Task = Quote every line of the data below as it stands, omitting pictures.

━━━━━━━━━━━━━━━━━━━━

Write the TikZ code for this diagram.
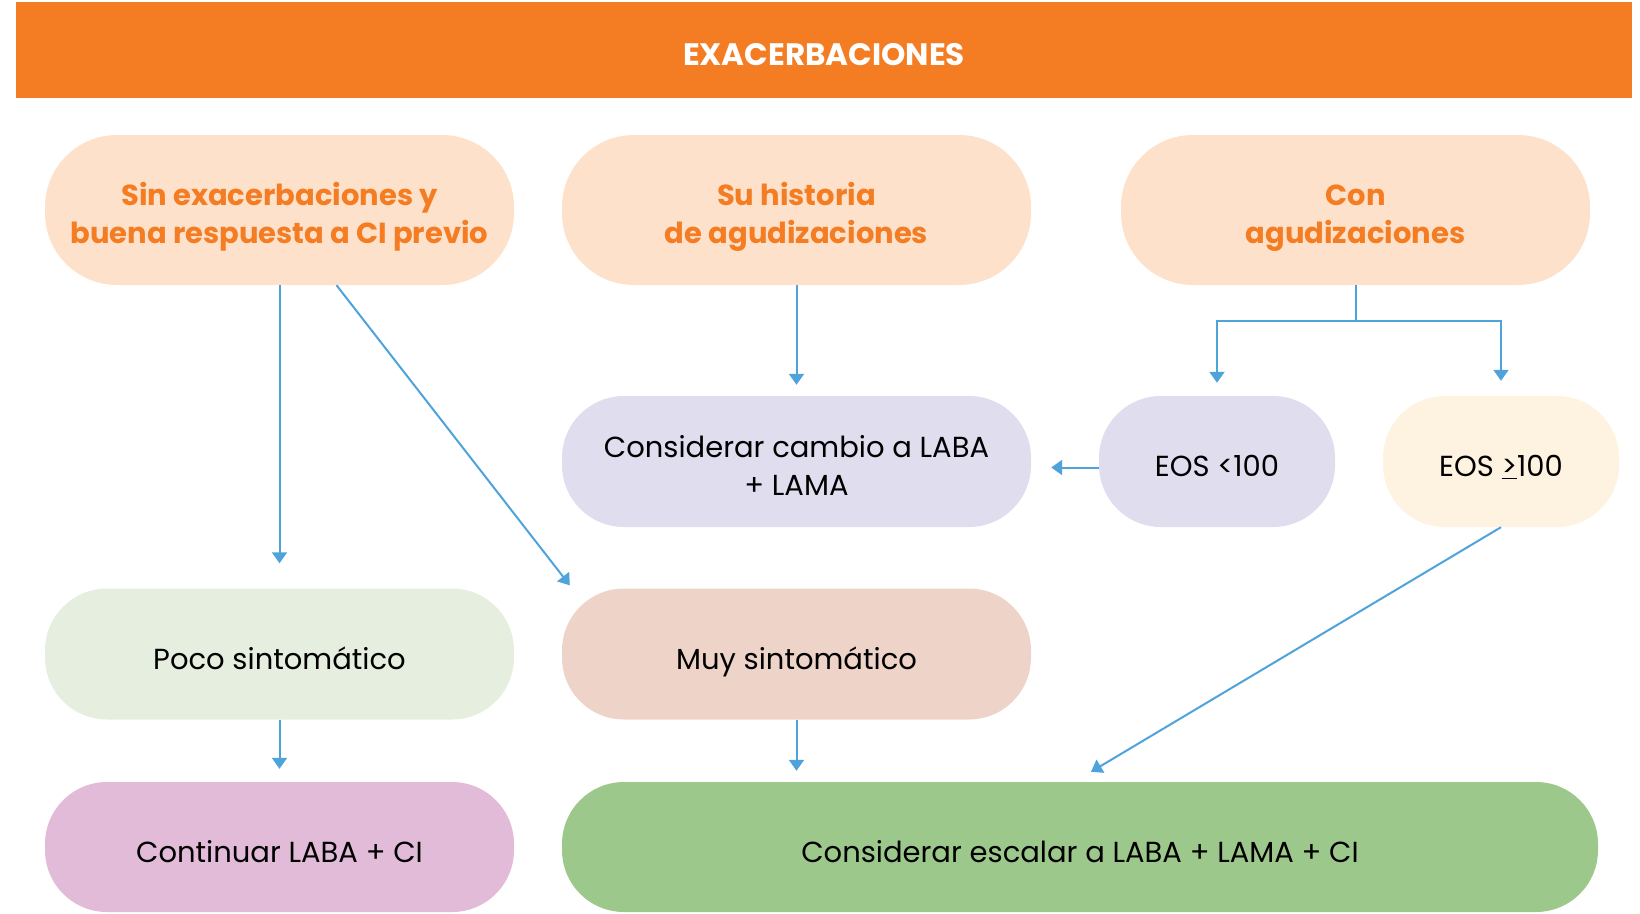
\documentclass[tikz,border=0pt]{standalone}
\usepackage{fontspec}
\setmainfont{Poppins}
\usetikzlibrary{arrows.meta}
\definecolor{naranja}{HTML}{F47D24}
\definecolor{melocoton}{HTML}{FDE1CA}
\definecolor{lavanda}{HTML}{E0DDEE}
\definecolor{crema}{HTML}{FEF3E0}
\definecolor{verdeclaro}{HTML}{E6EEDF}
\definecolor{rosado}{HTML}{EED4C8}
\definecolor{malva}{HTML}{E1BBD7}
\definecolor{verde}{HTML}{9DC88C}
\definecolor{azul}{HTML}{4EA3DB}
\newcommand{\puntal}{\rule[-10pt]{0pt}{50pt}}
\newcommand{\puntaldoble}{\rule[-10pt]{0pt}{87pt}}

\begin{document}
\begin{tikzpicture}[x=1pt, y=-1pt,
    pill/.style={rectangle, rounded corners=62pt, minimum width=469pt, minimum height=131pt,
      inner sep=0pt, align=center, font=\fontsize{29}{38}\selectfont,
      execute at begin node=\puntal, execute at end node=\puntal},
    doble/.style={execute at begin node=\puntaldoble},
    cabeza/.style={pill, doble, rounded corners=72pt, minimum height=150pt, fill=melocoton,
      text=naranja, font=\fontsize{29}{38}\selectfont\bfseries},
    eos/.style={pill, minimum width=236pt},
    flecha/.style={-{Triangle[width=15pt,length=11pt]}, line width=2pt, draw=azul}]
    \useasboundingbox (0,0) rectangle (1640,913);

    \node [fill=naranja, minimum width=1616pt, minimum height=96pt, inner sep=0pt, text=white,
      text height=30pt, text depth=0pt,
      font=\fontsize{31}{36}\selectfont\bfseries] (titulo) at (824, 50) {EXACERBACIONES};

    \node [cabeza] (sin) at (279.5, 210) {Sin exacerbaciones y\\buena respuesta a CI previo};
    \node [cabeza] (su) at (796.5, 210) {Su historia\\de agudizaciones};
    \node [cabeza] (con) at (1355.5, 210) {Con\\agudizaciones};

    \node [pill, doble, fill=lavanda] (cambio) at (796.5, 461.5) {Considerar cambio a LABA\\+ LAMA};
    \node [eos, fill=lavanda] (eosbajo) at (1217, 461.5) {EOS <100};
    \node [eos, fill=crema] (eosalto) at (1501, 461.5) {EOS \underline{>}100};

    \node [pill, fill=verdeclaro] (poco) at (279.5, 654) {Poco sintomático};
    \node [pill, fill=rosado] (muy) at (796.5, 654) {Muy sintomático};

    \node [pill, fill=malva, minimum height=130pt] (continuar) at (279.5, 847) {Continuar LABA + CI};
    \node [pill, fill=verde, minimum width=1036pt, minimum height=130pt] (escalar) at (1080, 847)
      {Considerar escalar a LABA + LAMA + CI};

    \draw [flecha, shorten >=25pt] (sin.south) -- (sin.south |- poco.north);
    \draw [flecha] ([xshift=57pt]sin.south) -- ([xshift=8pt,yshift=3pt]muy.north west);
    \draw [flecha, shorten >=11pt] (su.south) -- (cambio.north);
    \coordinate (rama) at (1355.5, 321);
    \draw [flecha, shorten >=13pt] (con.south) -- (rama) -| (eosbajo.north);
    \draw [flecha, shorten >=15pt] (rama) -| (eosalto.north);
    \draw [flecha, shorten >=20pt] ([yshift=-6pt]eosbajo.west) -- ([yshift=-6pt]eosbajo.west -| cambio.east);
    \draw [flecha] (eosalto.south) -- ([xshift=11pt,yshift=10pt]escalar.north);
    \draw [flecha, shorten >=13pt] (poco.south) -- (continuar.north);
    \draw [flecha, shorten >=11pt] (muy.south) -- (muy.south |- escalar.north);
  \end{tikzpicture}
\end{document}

━━━━━━━━━━━━━━━━━━━━

Solution for this task =
Write the TikZ code for this diagram.
\documentclass[tikz,border=0pt]{standalone}
\usepackage{fontspec}
\setmainfont{Poppins}
\usetikzlibrary{arrows.meta}
\definecolor{naranja}{HTML}{F47D24}
\definecolor{melocoton}{HTML}{FDE1CA}
\definecolor{lavanda}{HTML}{E0DDEE}
\definecolor{crema}{HTML}{FEF3E0}
\definecolor{verdeclaro}{HTML}{E6EEDF}
\definecolor{rosado}{HTML}{EED4C8}
\definecolor{malva}{HTML}{E1BBD7}
\definecolor{verde}{HTML}{9DC88C}
\definecolor{azul}{HTML}{4EA3DB}
\newcommand{\puntal}{\rule[-10pt]{0pt}{50pt}}
\newcommand{\puntaldoble}{\rule[-10pt]{0pt}{87pt}}

\begin{document}
\begin{tikzpicture}[x=1pt, y=-1pt,
    pill/.style={rectangle, rounded corners=62pt, minimum width=469pt, minimum height=131pt,
      inner sep=0pt, align=center, font=\fontsize{29}{38}\selectfont,
      execute at begin node=\puntal, execute at end node=\puntal},
    doble/.style={execute at begin node=\puntaldoble},
    cabeza/.style={pill, doble, rounded corners=72pt, minimum height=150pt, fill=melocoton,
      text=naranja, font=\fontsize{29}{38}\selectfont\bfseries},
    eos/.style={pill, minimum width=236pt},
    flecha/.style={-{Triangle[width=15pt,length=11pt]}, line width=2pt, draw=azul}]
    \useasboundingbox (0,0) rectangle (1640,913);

    \node [fill=naranja, minimum width=1616pt, minimum height=96pt, inner sep=0pt, text=white,
      text height=30pt, text depth=0pt,
      font=\fontsize{31}{36}\selectfont\bfseries] (titulo) at (824, 50) {EXACERBACIONES};

    \node [cabeza] (sin) at (279.5, 210) {Sin exacerbaciones y\\buena respuesta a CI previo};
    \node [cabeza] (su) at (796.5, 210) {Su historia\\de agudizaciones};
    \node [cabeza] (con) at (1355.5, 210) {Con\\agudizaciones};

    \node [pill, doble, fill=lavanda] (cambio) at (796.5, 461.5) {Considerar cambio a LABA\\+ LAMA};
    \node [eos, fill=lavanda] (eosbajo) at (1217, 461.5) {EOS <100};
    \node [eos, fill=crema] (eosalto) at (1501, 461.5) {EOS \underline{>}100};

    \node [pill, fill=verdeclaro] (poco) at (279.5, 654) {Poco sintomático};
    \node [pill, fill=rosado] (muy) at (796.5, 654) {Muy sintomático};

    \node [pill, fill=malva, minimum height=130pt] (continuar) at (279.5, 847) {Continuar LABA + CI};
    \node [pill, fill=verde, minimum width=1036pt, minimum height=130pt] (escalar) at (1080, 847)
      {Considerar escalar a LABA + LAMA + CI};

    \draw [flecha, shorten >=25pt] (sin.south) -- (sin.south |- poco.north);
    \draw [flecha] ([xshift=57pt]sin.south) -- ([xshift=8pt,yshift=3pt]muy.north west);
    \draw [flecha, shorten >=11pt] (su.south) -- (cambio.north);
    \coordinate (rama) at (1355.5, 321);
    \draw [flecha, shorten >=13pt] (con.south) -- (rama) -| (eosbajo.north);
    \draw [flecha, shorten >=15pt] (rama) -| (eosalto.north);
    \draw [flecha, shorten >=20pt] ([yshift=-6pt]eosbajo.west) -- ([yshift=-6pt]eosbajo.west -| cambio.east);
    \draw [flecha] (eosalto.south) -- ([xshift=11pt,yshift=10pt]escalar.north);
    \draw [flecha, shorten >=13pt] (poco.south) -- (continuar.north);
    \draw [flecha, shorten >=11pt] (muy.south) -- (muy.south |- escalar.north);
  \end{tikzpicture}
\end{document}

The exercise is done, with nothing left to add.